As many as seven IAS officers appeared before the Andhra Pradesh high court on Tuesday in connection with a case pertaining to construction of village secretariat and Rythu Bharosa Kendram buildings in the premises of government schools.

A single judge bench headed by Justice Battu Devanand, which was hearing a petition against construction of buildings to accommodate village secretariat and Rythu Bharosa Kendrams on premises of the government schools, ordered in the past that they be shifted out of the schools.

The high court expressed anger over the authorities ignoring its orders and summoned the IAS officers responsible for the same. 

The seven officials – panchayat raj principal secretary Gopal Krishna Dwivedi, commissioner Girija Sankar, school education principal secretary B Raja Sekhar, its commissioner V Chinna Veerabhadrudu, former principal secretary (irrigation) Shyamala Rao, then municipal administration director G. Vijay Kumar and its director M M Naik – appeared before the court on Tuesday.

The high court ordered that the government submit a detailed report over the constructions.

Accordingly, the advocate general said the government was constructing buildings for 1,160 Rythu Bharosa Kendrams and Village Secretariats all over the state.

As many as 450 such constructions are taking place in the school premises and they would be shifted to other places, the AG said.

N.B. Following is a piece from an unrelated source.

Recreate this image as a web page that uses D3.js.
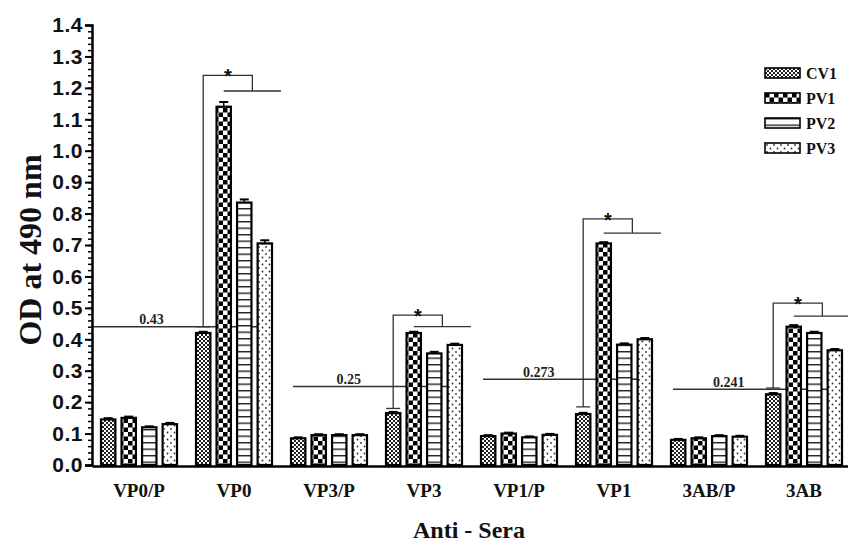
<!DOCTYPE html>
<html lang="en">
<head>
<meta charset="UTF-8">
<title>OD at 490 nm - Anti-Sera</title>
<style>
  body { margin: 0; background: #fff; }
  svg { display: block; }
  .tick-y text { font-family: "Liberation Sans", Arial, sans-serif; font-weight: bold; font-size: 21px; letter-spacing: 0.5px; fill: #111; }
  .cat text { font-family: "Liberation Serif", "Times New Roman", serif; font-weight: bold; font-size: 19px; fill: #111; }
  .title { font-family: "Liberation Serif", "Times New Roman", serif; font-weight: bold; fill: #111; }
  .cut { font-family: "Liberation Serif", "Times New Roman", serif; font-weight: bold; font-size: 14px; fill: #222; }
  .leg { font-family: "Liberation Serif", "Times New Roman", serif; font-weight: bold; font-size: 16px; fill: #111; }
</style>
</head>
<body>
<svg id="chart" width="848" height="560"></svg>
<script src="https://d3js.org/d3.v7.min.js"></script>
<script>
// data
const categories = ["VP0/P", "VP0", "VP3/P", "VP3", "VP1/P", "VP1", "3AB/P", "3AB"];
const series = ["CV1", "PV1", "PV2", "PV3"];
const cv1 = [0.145, 0.42, 0.085, 0.165, 0.092, 0.162, 0.08, 0.225];
const pv1 = [0.15, 1.14, 0.095, 0.42, 0.1, 0.705, 0.085, 0.44];
const pv2 = [0.12, 0.835, 0.095, 0.355, 0.088, 0.383, 0.092, 0.42];
const pv3 = [0.13, 0.705, 0.095, 0.382, 0.096, 0.4, 0.09, 0.365];
const errCv1 = [0.004, 0.004, 0.003, 0.004, 0.003, 0.004, 0.003, 0.004];
const errPv1 = [0.004, 0.015, 0.003, 0.004, 0.003, 0.004, 0.003, 0.005];
const errPv2 = [0.003, 0.01, 0.003, 0.005, 0.003, 0.004, 0.003, 0.004];
const errPv3 = [0.004, 0.01, 0.003, 0.004, 0.003, 0.004, 0.003, 0.004];

// cut-off lines: drawn level, printed label, pair of groups they span
const cutValues = [0.44, 0.25, 0.273, 0.241];
const cutLabels = ["0.43", "0.25", "0.273", "0.241"];
const cutGroups = [["VP0/P", "VP0"], ["VP3/P", "VP3"], ["VP1/P", "VP1"], ["3AB/P", "3AB"]];

// significance brackets
const sigGroups = ["VP0", "VP3", "VP1", "3AB"];
const sigCap = [0.44, 0.18, 0.185, 0.245];
const sigLow = [1.19, 0.44, 0.738, 0.474];
const sigTop = [1.24, 0.477, 0.783, 0.515];

const yTicks = [0, 0.1, 0.2, 0.3, 0.4, 0.5, 0.6, 0.7, 0.8, 0.9, 1.0, 1.1, 1.2, 1.3, 1.4];

const values = [cv1, pv1, pv2, pv3];
const errors = [errCv1, errPv1, errPv2, errPv3];

const svg = d3.select("#chart");
const plotLeft = 92, plotTop = 25, plotBottom = 465;

const y = d3.scaleLinear().domain([0, 1.4]).range([plotBottom, plotTop]);
const x0 = d3.scaleBand().domain(categories).range([plotLeft, plotLeft + 95 * 8]);
const x1 = d3.scaleBand().domain(series).range([9, 85]).paddingInner(0.3);

// patterns
const defs = svg.append("defs");
const p1 = defs.append("pattern").attr("id", "pat-CV1").attr("patternUnits", "userSpaceOnUse")
  .attr("width", 4).attr("height", 4);
p1.append("rect").attr("width", 4).attr("height", 4).attr("fill", "#fff");
p1.append("rect").attr("width", 2).attr("height", 2).attr("fill", "#222");
p1.append("rect").attr("x", 2).attr("y", 2).attr("width", 2).attr("height", 2).attr("fill", "#222");

const p2 = defs.append("pattern").attr("id", "pat-PV1").attr("patternUnits", "userSpaceOnUse")
  .attr("width", 9).attr("height", 9);
p2.append("rect").attr("width", 9).attr("height", 9).attr("fill", "#fff");
p2.append("rect").attr("width", 4.5).attr("height", 4.5).attr("fill", "#000");
p2.append("rect").attr("x", 4.5).attr("y", 4.5).attr("width", 4.5).attr("height", 4.5).attr("fill", "#000");

const p3 = defs.append("pattern").attr("id", "pat-PV2").attr("patternUnits", "userSpaceOnUse")
  .attr("width", 6).attr("height", 6.5);
p3.append("rect").attr("width", 6).attr("height", 6.5).attr("fill", "#fff");
p3.append("rect").attr("y", 0).attr("width", 6).attr("height", 1.4).attr("fill", "#222");

const p4 = defs.append("pattern").attr("id", "pat-PV3").attr("patternUnits", "userSpaceOnUse")
  .attr("width", 7).attr("height", 7);
p4.append("rect").attr("width", 7).attr("height", 7).attr("fill", "#fff");
p4.append("circle").attr("cx", 2).attr("cy", 2).attr("r", 0.9).attr("fill", "#333");
p4.append("circle").attr("cx", 5.5).attr("cy", 5.5).attr("r", 0.9).attr("fill", "#333");

// cut-off lines (behind bars)
cutValues.forEach((v, i) => {
  const xs = i === 0 ? plotLeft : x0(cutGroups[i][0]) + 11;
  const xe = x0(cutGroups[i][1]) + 85;
  svg.append("line").attr("x1", xs).attr("x2", xe).attr("y1", y(v)).attr("y2", y(v))
    .attr("stroke", "#333").attr("stroke-width", 1.4);
  svg.append("text").attr("class", "cut").attr("x", xs + (xe - xs) * 0.33).attr("y", y(v) - 2.5)
    .attr("text-anchor", "middle").text(cutLabels[i]);
});

// bars
const groups = svg.append("g").selectAll("g").data(categories).join("g")
  .attr("transform", d => `translate(${x0(d)},0)`);

series.forEach((s, si) => {
  groups.append("rect")
    .attr("x", x1(s)).attr("width", x1.bandwidth())
    .attr("y", (d, i) => y(values[si][i]))
    .attr("height", (d, i) => y(0) - y(values[si][i]))
    .attr("fill", `url(#pat-${s})`)
    .attr("stroke", "#000").attr("stroke-width", 2.2);
  // error bars
  groups.append("line")
    .attr("x1", x1(s) + x1.bandwidth() / 2).attr("x2", x1(s) + x1.bandwidth() / 2)
    .attr("y1", (d, i) => y(values[si][i])).attr("y2", (d, i) => y(values[si][i] + errors[si][i]))
    .attr("stroke", "#000").attr("stroke-width", 1.5);
  groups.append("line")
    .attr("x1", x1(s) + x1.bandwidth() / 2 - 4.5).attr("x2", x1(s) + x1.bandwidth() / 2 + 4.5)
    .attr("y1", (d, i) => y(values[si][i] + errors[si][i])).attr("y2", (d, i) => y(values[si][i] + errors[si][i]))
    .attr("stroke", "#000").attr("stroke-width", 2);
});

// significance brackets
sigGroups.forEach((g, i) => {
  const gx = x0(g);
  const cx = gx + x1("CV1") + x1.bandwidth() / 2;
  const lowStart = gx + x1("PV1") + x1.bandwidth() / 2;
  const lowEnd = gx + x1("PV3") + x1.bandwidth() + 9;
  const mid = (lowStart + lowEnd) / 2;
  const b = svg.append("g").attr("stroke", "#333").attr("stroke-width", 1.3).attr("fill", "none");
  b.append("line").attr("x1", cx - 7).attr("x2", cx + 7).attr("y1", y(sigCap[i])).attr("y2", y(sigCap[i]));
  b.append("path").attr("d", `M${cx},${y(sigCap[i])}V${y(sigTop[i])}H${mid}V${y(sigLow[i])}`);
  b.append("line").attr("x1", lowStart).attr("x2", lowEnd).attr("y1", y(sigLow[i])).attr("y2", y(sigLow[i]));
  svg.append("text").attr("x", (cx + mid) / 2).attr("y", y(sigTop[i]) + 8)
    .attr("text-anchor", "middle").attr("font-family", "Liberation Sans, Arial, sans-serif")
    .attr("font-weight", "bold").attr("font-size", 20).attr("fill", "#111").text("*");
});

// y axis
const yAxis = svg.append("g").attr("class", "tick-y").attr("transform", `translate(${plotLeft},0)`)
  .call(d3.axisLeft(y).tickValues(yTicks).tickFormat(d3.format(".1f")).tickSize(7).tickPadding(2));
yAxis.selectAll("line").attr("stroke", "#000").attr("stroke-width", 2);
yAxis.select(".domain").attr("stroke", "#000").attr("stroke-width", 2.5);
svg.append("g").attr("transform", `translate(${plotLeft},0)`)
  .call(d3.axisLeft(y).tickValues(d3.range(0, 71).map(k => k * 0.02)).tickSize(4).tickFormat(""))
  .call(g => g.select(".domain").remove())
  .selectAll("line").attr("stroke", "#000").attr("stroke-width", 1.5);

// x axis
const xAxis = svg.append("g").attr("class", "cat").attr("transform", `translate(0,${plotBottom + 1})`)
  .call(d3.axisBottom(x0).tickSize(0).tickPadding(18).tickSizeOuter(0));
xAxis.select(".domain").attr("stroke", "#000").attr("stroke-width", 2.5);
xAxis.selectAll(".tick").attr("transform", d => `translate(${x0(d) + 47},0)`);

// titles
svg.append("text").attr("class", "title").attr("font-size", 24)
  .attr("x", 469).attr("y", 538).attr("text-anchor", "middle").text("Anti - Sera");
svg.append("text").attr("class", "title").attr("font-size", 32)
  .attr("transform", "translate(41,250) rotate(-90)").attr("text-anchor", "middle").text("OD at 490 nm");

// legend
const legend = svg.append("g").attr("transform", "translate(765,68)");
series.forEach((s, i) => {
  const row = legend.append("g").attr("transform", `translate(0,${i * 25})`);
  row.append("rect").attr("width", 35).attr("height", 10).attr("fill", `url(#pat-${s})`)
    .attr("stroke", "#000").attr("stroke-width", 1.6);
  row.append("text").attr("class", "leg").attr("x", 41).attr("y", 11).text(s);
});
</script>
</body>
</html>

The high court ordered that the remaining constructions in the school premises be relocated within fouru weeks and posted the case to October 1 for further hearing.

In the past hearing, the high court observed that the officials were trying to escape from the responsibility of protecting school premises.

The court asked whether any of them had studied in a government school and were aware of the fact that poor children pursue education in government schools.

Justice Devanand observed that 90 percent of IAS officers are under impression that they need not implement court orders.